TASK INSTRUCTIONS:
Reproduce the listing below without changes, except that pictures are left out.

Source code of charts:
--- Begin ---
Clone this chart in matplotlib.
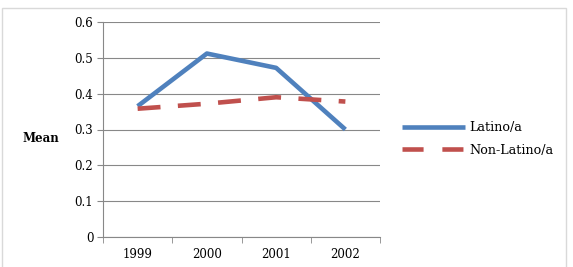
import matplotlib
matplotlib.use("Agg")
import matplotlib.pyplot as plt
from matplotlib.patches import Rectangle
from matplotlib.lines import Line2D

categories = ["1999", "2000", "2001", "2002"]
latino = [0.365, 0.512, 0.472, 0.300]
non_latino = [0.358, 0.372, 0.390, 0.378]
yticks = [0, 0.1, 0.2, 0.3, 0.4, 0.5, 0.6]

plt.rcParams['font.family'] = ['DejaVu Serif']
fig = plt.figure(figsize=(5.73, 2.67), dpi=100)
fig.patches.append(Rectangle((2/573, -0.1), 564/573, 1.1 - 8/267, transform=fig.transFigure,
                             fill=False, edgecolor='#d9d9d9', linewidth=1))
ax = fig.add_axes([103/573, 1 - 237/267, 277/573, 215/267])
x = list(range(len(categories)))
ax.plot(x, latino, color='#4F81BD', linewidth=3.3, label='Latino/a', solid_capstyle='butt')
ax.plot(x, non_latino, color='#C0504D', linewidth=3.3, label='Non-Latino/a',
        dashes=(5.0, 3.8), dash_capstyle='butt')
ax.set_xlim(-0.5, 3.5)
ax.set_ylim(0, 0.6)
ax.set_yticks(yticks)
ax.set_yticklabels([f"{t:g}" for t in yticks], fontsize=8.5)
ax.set_xticks(x)
ax.set_xticklabels(categories, fontsize=8.5)
ax.set_xticks([-0.5, 0.5, 1.5, 2.5, 3.5], minor=True)
ax.tick_params(axis='x', which='major', length=0, pad=8)
ax.tick_params(axis='x', which='minor', length=4, color='#888888', direction='out')
ax.tick_params(axis='y', length=4, color='#888888', pad=3)
ax.grid(axis='y', color='#888888', linewidth=0.8)
ax.set_axisbelow(True)
for s in ['top', 'right']:
    ax.spines[s].set_visible(False)
for s in ['left', 'bottom']:
    ax.spines[s].set_color('#888888')
    ax.spines[s].set_linewidth(0.8)
fig.text(41/573, 1 - 139/267, 'Mean', fontsize=8.5, fontweight='bold', ha='center', va='center')
handles = [Line2D([], [], color='#4F81BD', linewidth=3.3, solid_capstyle='butt'),
           Line2D([], [], color='#C0504D', linewidth=3.3, dashes=(4.6, 4.1), dash_capstyle='butt')]
leg = ax.legend(handles, ['Latino/a', 'Non-Latino/a'], loc='center left',
                bbox_to_anchor=(390/573, 1 - 139/267), bbox_transform=fig.transFigure,
                frameon=False, fontsize=9.2, handlelength=5.0, handletextpad=0.3, labelspacing=0.75)
fig.savefig('out.png', dpi=100)
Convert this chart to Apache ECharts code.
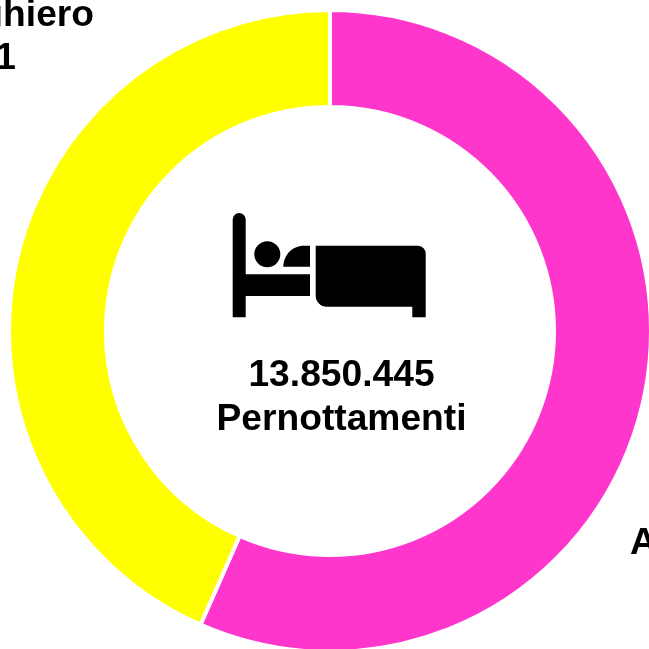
<!DOCTYPE html>
<html>
<head>
<meta charset="utf-8">
<style>html,body{margin:0;padding:0;background:#fff}#c{width:649px;height:649px}</style>
<script src="https://cdn.jsdelivr.net/npm/echarts@6/dist/echarts.min.js"></script>
</head>
<body>
<div id="c"></div>
<script>
const categories = ['Alberghiero', 'Extralberghiero'];
const values = [7841004, 6009441];
const colors = ['#FF36CC', '#FFFF00'];
const totalLabel = '13.850.445';
const unitLabel = 'Pernottamenti';
const FONT = '"Liberation Sans", Helvetica, Arial, sans-serif';
const SIZE = 37.2;

const fmt = v => String(v).replace(/\B(?=(\d{3})+$)/g, '.');

const bedPath =
  'M232.7 219.5 A6.5 6.5 0 0 1 245.7 219.5 L245.7 274.3 L310 274.3 L310 296 L245.7 296 L245.7 317.3 L232.7 317.3 Z ' +
  'M280.3 254.3 A13 13 0 1 1 254.3 254.3 A13 13 0 1 1 280.3 254.3 Z ' +
  'M283.3 266.7 C283.8 255 292 245.7 304 245.7 L310 245.7 L310 266.7 Z ' +
  'M315.7 245.7 L417.7 245.7 A8 8 0 0 1 425.7 253.7 L425.7 317.3 L412.3 317.3 L412.3 306.7 L326.7 306.7 A11 11 0 0 1 315.7 295.7 Z';
echarts.graphic.registerShape('bedIcon', echarts.graphic.extendPath(bedPath, {}));

const chart = echarts.init(document.getElementById('c'), null, {renderer: 'canvas'});
const textStyle = {fontFamily: FONT, fontSize: SIZE, fontWeight: 'bold', color: '#000', lineHeight: 43};
chart.setOption({
  animation: false,
  backgroundColor: '#fff',
  title: {
    text: totalLabel + '\n' + unitLabel,
    left: 341.5,
    top: 353.5,
    textAlign: 'center',
    padding: 0,
    textStyle: Object.assign({}, textStyle, {lineHeight: 44})
  },
  graphic: [{
    type: 'bedIcon',
    silent: true,
    style: {fill: '#000'}
  }],
  series: [{
    type: 'pie',
    center: [330, 331],
    radius: [224, 321],
    startAngle: 90,
    clockwise: true,
    avoidLabelOverlap: false,
    silent: true,
    itemStyle: {borderColor: '#fff', borderWidth: 4},
    labelLine: {show: false},
    label: Object.assign({show: true, position: 'outside'}, textStyle),
    labelLayout: function (p) {
      return p.dataIndex === 0
        ? {x: 630, y: 565, align: 'left', verticalAlign: 'middle', hideOverlap: false}
        : {x: 94, y: 37, align: 'right', verticalAlign: 'middle', hideOverlap: false};
    },
    data: categories.map((name, i) => ({
      name,
      value: values[i],
      itemStyle: {color: colors[i]},
      label: {
        formatter: '{n|' + name + '}\n{' + (i === 0 ? 'off' : 'v') + '|' + fmt(values[i]) + '}',
        rich: {
          n: textStyle,
          v: Object.assign({}, textStyle, {padding: [0, 78, 0, 0]}),
          off: Object.assign({}, textStyle, {padding: [0, 0, 0, 100]})
        }
      }
    }))
  }]
});
</script>
</body>
</html>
--- End ---
RESULT OF THE EXERCISE:
Clone this chart in matplotlib.
import matplotlib
matplotlib.use("Agg")
import matplotlib.pyplot as plt
from matplotlib.patches import Rectangle
from matplotlib.lines import Line2D

categories = ["1999", "2000", "2001", "2002"]
latino = [0.365, 0.512, 0.472, 0.300]
non_latino = [0.358, 0.372, 0.390, 0.378]
yticks = [0, 0.1, 0.2, 0.3, 0.4, 0.5, 0.6]

plt.rcParams['font.family'] = ['DejaVu Serif']
fig = plt.figure(figsize=(5.73, 2.67), dpi=100)
fig.patches.append(Rectangle((2/573, -0.1), 564/573, 1.1 - 8/267, transform=fig.transFigure,
                             fill=False, edgecolor='#d9d9d9', linewidth=1))
ax = fig.add_axes([103/573, 1 - 237/267, 277/573, 215/267])
x = list(range(len(categories)))
ax.plot(x, latino, color='#4F81BD', linewidth=3.3, label='Latino/a', solid_capstyle='butt')
ax.plot(x, non_latino, color='#C0504D', linewidth=3.3, label='Non-Latino/a',
        dashes=(5.0, 3.8), dash_capstyle='butt')
ax.set_xlim(-0.5, 3.5)
ax.set_ylim(0, 0.6)
ax.set_yticks(yticks)
ax.set_yticklabels([f"{t:g}" for t in yticks], fontsize=8.5)
ax.set_xticks(x)
ax.set_xticklabels(categories, fontsize=8.5)
ax.set_xticks([-0.5, 0.5, 1.5, 2.5, 3.5], minor=True)
ax.tick_params(axis='x', which='major', length=0, pad=8)
ax.tick_params(axis='x', which='minor', length=4, color='#888888', direction='out')
ax.tick_params(axis='y', length=4, color='#888888', pad=3)
ax.grid(axis='y', color='#888888', linewidth=0.8)
ax.set_axisbelow(True)
for s in ['top', 'right']:
    ax.spines[s].set_visible(False)
for s in ['left', 'bottom']:
    ax.spines[s].set_color('#888888')
    ax.spines[s].set_linewidth(0.8)
fig.text(41/573, 1 - 139/267, 'Mean', fontsize=8.5, fontweight='bold', ha='center', va='center')
handles = [Line2D([], [], color='#4F81BD', linewidth=3.3, solid_capstyle='butt'),
           Line2D([], [], color='#C0504D', linewidth=3.3, dashes=(4.6, 4.1), dash_capstyle='butt')]
leg = ax.legend(handles, ['Latino/a', 'Non-Latino/a'], loc='center left',
                bbox_to_anchor=(390/573, 1 - 139/267), bbox_transform=fig.transFigure,
                frameon=False, fontsize=9.2, handlelength=5.0, handletextpad=0.3, labelspacing=0.75)
fig.savefig('out.png', dpi=100)
Convert this chart to Apache ECharts code.
<!DOCTYPE html>
<html>
<head>
<meta charset="utf-8">
<style>html,body{margin:0;padding:0;background:#fff}#c{width:649px;height:649px}</style>
<script src="https://cdn.jsdelivr.net/npm/echarts@6/dist/echarts.min.js"></script>
</head>
<body>
<div id="c"></div>
<script>
const categories = ['Alberghiero', 'Extralberghiero'];
const values = [7841004, 6009441];
const colors = ['#FF36CC', '#FFFF00'];
const totalLabel = '13.850.445';
const unitLabel = 'Pernottamenti';
const FONT = '"Liberation Sans", Helvetica, Arial, sans-serif';
const SIZE = 37.2;

const fmt = v => String(v).replace(/\B(?=(\d{3})+$)/g, '.');

const bedPath =
  'M232.7 219.5 A6.5 6.5 0 0 1 245.7 219.5 L245.7 274.3 L310 274.3 L310 296 L245.7 296 L245.7 317.3 L232.7 317.3 Z ' +
  'M280.3 254.3 A13 13 0 1 1 254.3 254.3 A13 13 0 1 1 280.3 254.3 Z ' +
  'M283.3 266.7 C283.8 255 292 245.7 304 245.7 L310 245.7 L310 266.7 Z ' +
  'M315.7 245.7 L417.7 245.7 A8 8 0 0 1 425.7 253.7 L425.7 317.3 L412.3 317.3 L412.3 306.7 L326.7 306.7 A11 11 0 0 1 315.7 295.7 Z';
echarts.graphic.registerShape('bedIcon', echarts.graphic.extendPath(bedPath, {}));

const chart = echarts.init(document.getElementById('c'), null, {renderer: 'canvas'});
const textStyle = {fontFamily: FONT, fontSize: SIZE, fontWeight: 'bold', color: '#000', lineHeight: 43};
chart.setOption({
  animation: false,
  backgroundColor: '#fff',
  title: {
    text: totalLabel + '\n' + unitLabel,
    left: 341.5,
    top: 353.5,
    textAlign: 'center',
    padding: 0,
    textStyle: Object.assign({}, textStyle, {lineHeight: 44})
  },
  graphic: [{
    type: 'bedIcon',
    silent: true,
    style: {fill: '#000'}
  }],
  series: [{
    type: 'pie',
    center: [330, 331],
    radius: [224, 321],
    startAngle: 90,
    clockwise: true,
    avoidLabelOverlap: false,
    silent: true,
    itemStyle: {borderColor: '#fff', borderWidth: 4},
    labelLine: {show: false},
    label: Object.assign({show: true, position: 'outside'}, textStyle),
    labelLayout: function (p) {
      return p.dataIndex === 0
        ? {x: 630, y: 565, align: 'left', verticalAlign: 'middle', hideOverlap: false}
        : {x: 94, y: 37, align: 'right', verticalAlign: 'middle', hideOverlap: false};
    },
    data: categories.map((name, i) => ({
      name,
      value: values[i],
      itemStyle: {color: colors[i]},
      label: {
        formatter: '{n|' + name + '}\n{' + (i === 0 ? 'off' : 'v') + '|' + fmt(values[i]) + '}',
        rich: {
          n: textStyle,
          v: Object.assign({}, textStyle, {padding: [0, 78, 0, 0]}),
          off: Object.assign({}, textStyle, {padding: [0, 0, 0, 100]})
        }
      }
    }))
  }]
});
</script>
</body>
</html>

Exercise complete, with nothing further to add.